### [What to work on]
Leave out the images; return the rest of the data exactly.
______
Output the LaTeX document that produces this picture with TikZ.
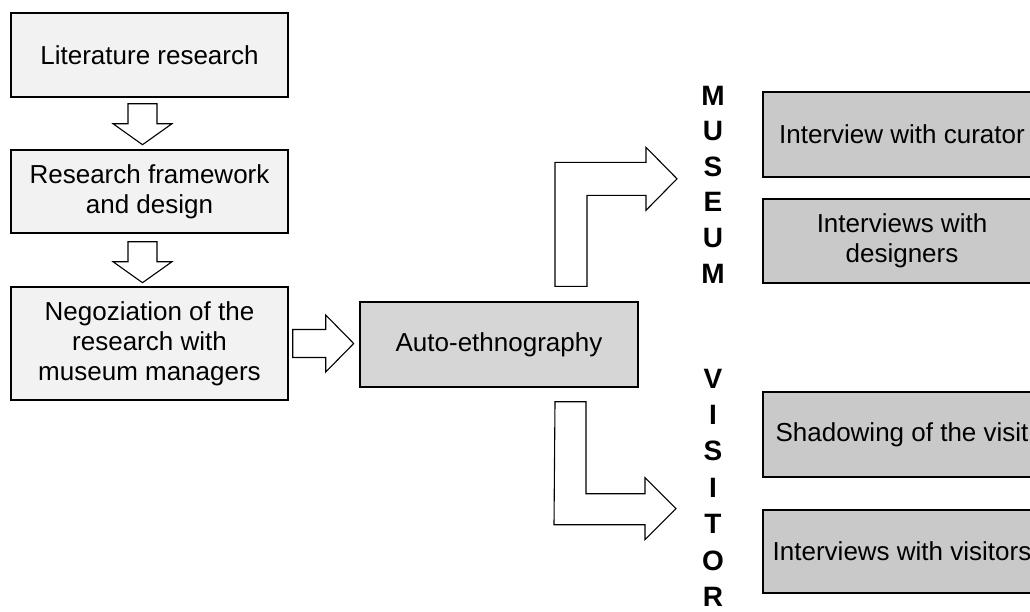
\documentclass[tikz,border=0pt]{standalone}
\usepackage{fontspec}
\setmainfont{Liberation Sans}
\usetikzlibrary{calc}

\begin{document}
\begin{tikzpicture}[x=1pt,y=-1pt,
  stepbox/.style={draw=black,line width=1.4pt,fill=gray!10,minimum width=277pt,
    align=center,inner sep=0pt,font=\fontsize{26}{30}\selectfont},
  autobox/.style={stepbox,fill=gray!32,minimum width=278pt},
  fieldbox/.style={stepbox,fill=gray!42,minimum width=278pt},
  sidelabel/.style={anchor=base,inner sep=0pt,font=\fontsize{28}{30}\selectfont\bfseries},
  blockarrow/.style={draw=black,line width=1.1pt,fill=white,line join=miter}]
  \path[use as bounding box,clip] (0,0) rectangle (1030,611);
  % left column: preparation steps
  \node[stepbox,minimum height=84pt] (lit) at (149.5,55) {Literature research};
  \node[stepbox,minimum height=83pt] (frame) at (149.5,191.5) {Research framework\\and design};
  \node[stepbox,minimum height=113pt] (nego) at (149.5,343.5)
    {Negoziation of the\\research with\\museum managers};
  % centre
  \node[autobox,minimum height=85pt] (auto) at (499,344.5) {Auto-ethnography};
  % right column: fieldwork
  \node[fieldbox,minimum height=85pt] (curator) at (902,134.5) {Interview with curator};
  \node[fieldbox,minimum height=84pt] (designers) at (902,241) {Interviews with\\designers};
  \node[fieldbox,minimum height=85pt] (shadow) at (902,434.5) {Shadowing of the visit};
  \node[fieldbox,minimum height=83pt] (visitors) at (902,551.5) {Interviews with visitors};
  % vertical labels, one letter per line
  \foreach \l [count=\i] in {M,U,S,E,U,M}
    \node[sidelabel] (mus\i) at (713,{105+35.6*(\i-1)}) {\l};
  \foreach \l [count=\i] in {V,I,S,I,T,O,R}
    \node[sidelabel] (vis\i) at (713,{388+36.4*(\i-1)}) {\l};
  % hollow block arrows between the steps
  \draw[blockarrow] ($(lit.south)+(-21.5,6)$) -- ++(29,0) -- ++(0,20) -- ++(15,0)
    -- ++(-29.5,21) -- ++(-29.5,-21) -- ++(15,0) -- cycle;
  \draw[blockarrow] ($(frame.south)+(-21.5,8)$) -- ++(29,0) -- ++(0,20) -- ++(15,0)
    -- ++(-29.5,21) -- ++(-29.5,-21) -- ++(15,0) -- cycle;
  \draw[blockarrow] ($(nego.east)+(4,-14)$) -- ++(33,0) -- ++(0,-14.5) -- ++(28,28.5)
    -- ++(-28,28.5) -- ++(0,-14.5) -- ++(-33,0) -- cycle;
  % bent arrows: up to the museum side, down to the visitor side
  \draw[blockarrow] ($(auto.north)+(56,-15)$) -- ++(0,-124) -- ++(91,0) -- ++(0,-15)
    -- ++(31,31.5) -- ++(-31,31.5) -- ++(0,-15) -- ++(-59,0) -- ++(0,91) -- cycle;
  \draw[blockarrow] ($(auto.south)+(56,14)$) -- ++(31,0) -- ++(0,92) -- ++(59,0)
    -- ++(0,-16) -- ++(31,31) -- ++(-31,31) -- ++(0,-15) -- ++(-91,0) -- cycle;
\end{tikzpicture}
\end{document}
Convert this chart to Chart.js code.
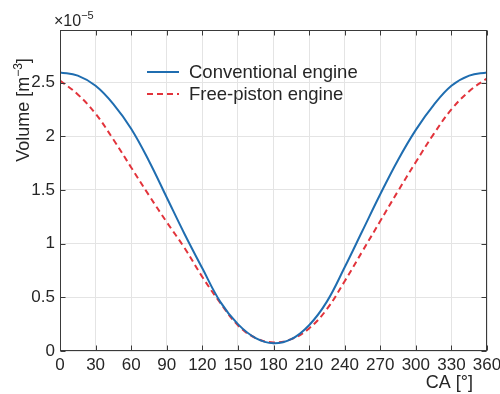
______
### [Answer to the problem]
Output the LaTeX document that produces this picture with TikZ.
\documentclass[tikz,border=0pt]{standalone}
\usepackage{fontspec}
\setmainfont{Liberation Sans}
\usetikzlibrary{calc}

\begin{document}
\begin{tikzpicture}[x=1pt,y=-1pt,
  stepbox/.style={draw=black,line width=1.4pt,fill=gray!10,minimum width=277pt,
    align=center,inner sep=0pt,font=\fontsize{26}{30}\selectfont},
  autobox/.style={stepbox,fill=gray!32,minimum width=278pt},
  fieldbox/.style={stepbox,fill=gray!42,minimum width=278pt},
  sidelabel/.style={anchor=base,inner sep=0pt,font=\fontsize{28}{30}\selectfont\bfseries},
  blockarrow/.style={draw=black,line width=1.1pt,fill=white,line join=miter}]
  \path[use as bounding box,clip] (0,0) rectangle (1030,611);
  % left column: preparation steps
  \node[stepbox,minimum height=84pt] (lit) at (149.5,55) {Literature research};
  \node[stepbox,minimum height=83pt] (frame) at (149.5,191.5) {Research framework\\and design};
  \node[stepbox,minimum height=113pt] (nego) at (149.5,343.5)
    {Negoziation of the\\research with\\museum managers};
  % centre
  \node[autobox,minimum height=85pt] (auto) at (499,344.5) {Auto-ethnography};
  % right column: fieldwork
  \node[fieldbox,minimum height=85pt] (curator) at (902,134.5) {Interview with curator};
  \node[fieldbox,minimum height=84pt] (designers) at (902,241) {Interviews with\\designers};
  \node[fieldbox,minimum height=85pt] (shadow) at (902,434.5) {Shadowing of the visit};
  \node[fieldbox,minimum height=83pt] (visitors) at (902,551.5) {Interviews with visitors};
  % vertical labels, one letter per line
  \foreach \l [count=\i] in {M,U,S,E,U,M}
    \node[sidelabel] (mus\i) at (713,{105+35.6*(\i-1)}) {\l};
  \foreach \l [count=\i] in {V,I,S,I,T,O,R}
    \node[sidelabel] (vis\i) at (713,{388+36.4*(\i-1)}) {\l};
  % hollow block arrows between the steps
  \draw[blockarrow] ($(lit.south)+(-21.5,6)$) -- ++(29,0) -- ++(0,20) -- ++(15,0)
    -- ++(-29.5,21) -- ++(-29.5,-21) -- ++(15,0) -- cycle;
  \draw[blockarrow] ($(frame.south)+(-21.5,8)$) -- ++(29,0) -- ++(0,20) -- ++(15,0)
    -- ++(-29.5,21) -- ++(-29.5,-21) -- ++(15,0) -- cycle;
  \draw[blockarrow] ($(nego.east)+(4,-14)$) -- ++(33,0) -- ++(0,-14.5) -- ++(28,28.5)
    -- ++(-28,28.5) -- ++(0,-14.5) -- ++(-33,0) -- cycle;
  % bent arrows: up to the museum side, down to the visitor side
  \draw[blockarrow] ($(auto.north)+(56,-15)$) -- ++(0,-124) -- ++(91,0) -- ++(0,-15)
    -- ++(31,31.5) -- ++(-31,31.5) -- ++(0,-15) -- ++(-59,0) -- ++(0,91) -- cycle;
  \draw[blockarrow] ($(auto.south)+(56,14)$) -- ++(31,0) -- ++(0,92) -- ++(59,0)
    -- ++(0,-16) -- ++(31,31) -- ++(-31,31) -- ++(0,-15) -- ++(-91,0) -- cycle;
\end{tikzpicture}
\end{document}
Convert this chart to Chart.js code.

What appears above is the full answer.